Overview of access rules to Biobanks in The Netherlands

Although there are no specific rules and regulations on biobanks, access to biological samples and data in the Netherlands is regulated by several laws and codes of conduct. Following, a short overview of the applicable rules and regulations, from general to specific.

Biobanks have to comply with the EU General Data Protection Regulation (GPDR). as they collect, store and/or process human biological material, in combination with other forms of personal data, including sensitive data, such as genetic and health data. The BBMRI- NL offers an elaborate online FAQ on how the GDPR applies to biobanks, collections of human samples and associated health data, which can be accessed on the following location.

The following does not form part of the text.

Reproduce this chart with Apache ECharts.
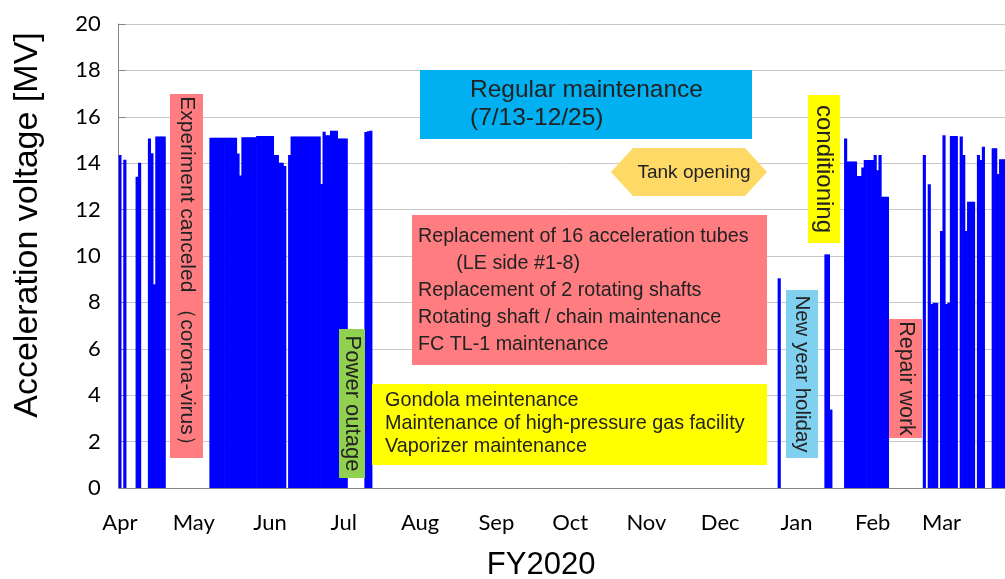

The Dutch adaption to the GDPR is the Uitvoeringswet Algemene Verordening Gegevensbescherming (UAVG), text in Dutch. The national supervising authority on the proper implementation of data protection is entrusted to The Dutch Data Protection Authority (DPA), which is entrusted with the supervision on processing of personal data in order to ensure compliance with the GDPR and the UAVG. English background information on their supervisory role can be found on their website.

Other European laws also applicable to Dutch biobanks are described in the section Biobanks in The Netherlands.

Also, the Medical Treatment Contract Law (WGBO) is applicable in the light of biobanks, as it states that participants in medical research must be adequately informed on the research conducted and that permission is needed for access to their data. Furthermore, the WGBO regulates research with human material for further use. The WGBO is an integral part of the Dutch Civil Code and can be accessed here (text in Dutch).

The Law on Medical Scientific Research on Humans (WMO) regulates medical-scientific studies in which humans participate: see here (text in Dutch). For the WMO to be applicable to a specific biobank, there has to be a prior study protocol in place. As this is not the case for most biobanks, the WMO is often formally not applicable to biobanks. In such cases (where the WMO is not applicable), local review committees developed their own guidelines for biobanks with criteria inspired by the WMO and the Federa Code of Conduct for Responsible Use (see below).

The Authority over Bodily Material Act (Wzl) is a future law on the collection and usage of human tissue and other bodily materials directly applicable to biobanks. This act has been under construction by the Dutch Parliament since 2004 but has not been implemented yet.

The Human Tissue and Medical Research Code of Conduct for responsible use is a self-regulatory code of conduct, developed by the Federation of Dutch Medical Scientific Societies (FDMSS). It aims to regulate professional biomedical conduct regarding secondary use of tissue and cells and ‘de novo’ biobanking. An English version of the Code of Conduct can be accessed here. (A new and updated version of the Human Tissue and Medical Research Code of Conduct is being drafted at this moment. Please make sure you consult the latest version)

Lastly, the Code of Conduct for the Use of Data in Health Research.
This Code was developed in 1995 and was revised in 2002-2003 on the basis of the European Data Protection Directive and its implementation in the Dutch Act on the Protection of Personal Data. The new Dutch version and English translation became available in 2004, you can find in on the following location. An explanatory report in English can be downloaded here.

The following legislation only applies under specific circumstances

The Embryo Act (EA) considers the specific conditions for scientific research on gametes, embryos, and embryonic material. The legal text can be accessed here (text in Dutch).

Similarly, the Foetal Tissue Act (Wfw) regulates the conditions for the research of foetal tissue after spontaneous abortion or abortion provocatus. The legal text can be accessed here (text in Dutch).

The Law on Organ donation (WOD) regulates the specific conditions for organ transplantation and the use of transplantation-organs for scientific research, see here (text in Dutch).

The Blood Provision Act (WiB) regulates the quality, security and availability of blood and related materials. The legal text (in Dutch) can be accessed here.

Also the Disposal of the Dead Act (WLB) can be of relevance, as it regulates the conditions under which medical-scientific research on deceased individuals is allowed. The WLB can be accessed here.